Con todo mi cariño (y el de Wayan también), me gustaría dar las gracias a las personas que han aportado dinero para construir la mencionada casa:

Sakshi Andreozzi, Savitri Axelrod, Linda y Renee Barrera, Lisa Boone, Susan Bowen, Gary Brenner, Monica Burke y Karen Kudej, Sandie Carpenter, David Cashion, Anne Connell (experta, junto con Jana Eisenberg, en salvamentos de urgencia), Mike y Mimi de Gruy, Armenia de Oliveira, Rayya Elias y Gigi Madl, Susan Freddie, Devin Friedman, Dwight Garner y Cree LeFavour, John y Carole Gilbert, Mamie Healey, Annie Hubbard y el prodigioso Harvey Schwartz, Bob Hughes, Susan Kittenplan, Michael y Jill Knight, Brian y Linda Knopp, Deborah Lopez, Deborah Luepnitz, Craig Marks y Rene Steinke, Adam McKay y Shira Piven, Johnny y Cat Miles, Sheryl Moller, John Morse y Ross Petersen, James y Catherine Murdock (con los mejores deseos de Nicky Mimi), José Nunes, Anne Pagliarulo, Charley Patton, Laura Platter, Peter Richmond, Toby y Beverly Robinson, Nina Bernstein Simmons, Stefania Somare, Natalie Standiford, Stacey Steers, Darcey Steinke, The Thoreson Girls (Nancy, Laura y Miss Rebecca), Daphne Uviller, Richard Vogt, Peter y Jean Warrington, Kristen Weiner, Scott Westerfeld y Justine Larbalestier, Bill Yee y Karen Zimet.

Por último, y cambiando de tema, quisiera hallar el modo de agradecer debidamente a mis queridísimos tío Terry y tía Deborah por lo mucho que me ayudaron durante el año que duró mi viaje.

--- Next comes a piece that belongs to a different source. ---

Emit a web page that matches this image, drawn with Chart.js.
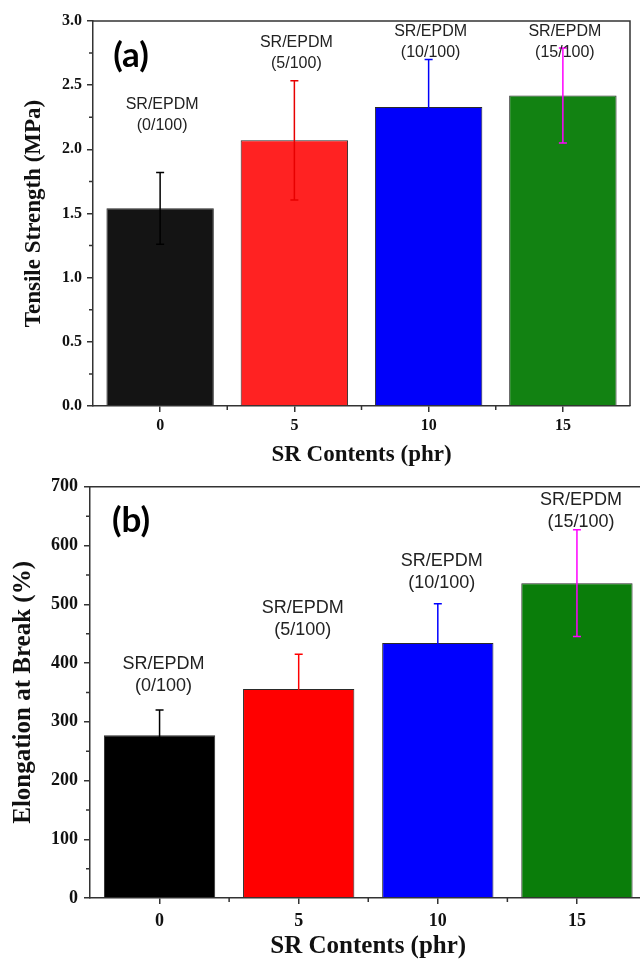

Conformarme con llamarlo «apoyo técnico» sería disminuir la importancia de su contribución. Juntos tejieron una red bajo mi cuerda floja sin la cual —sinceramente— no habría podido escribir este libro. Algo así es totalmente impagable.

Sin embargo, es casi imposible corresponder a todas las personas que nos ayudan a lo largo de la vida. En última instancia quizá sea más sencillo rendirse ante el milagroso alcance de la generosidad humana y seguir diciendo gracias, eterna y sinceramente, mientras nos alcance la voz.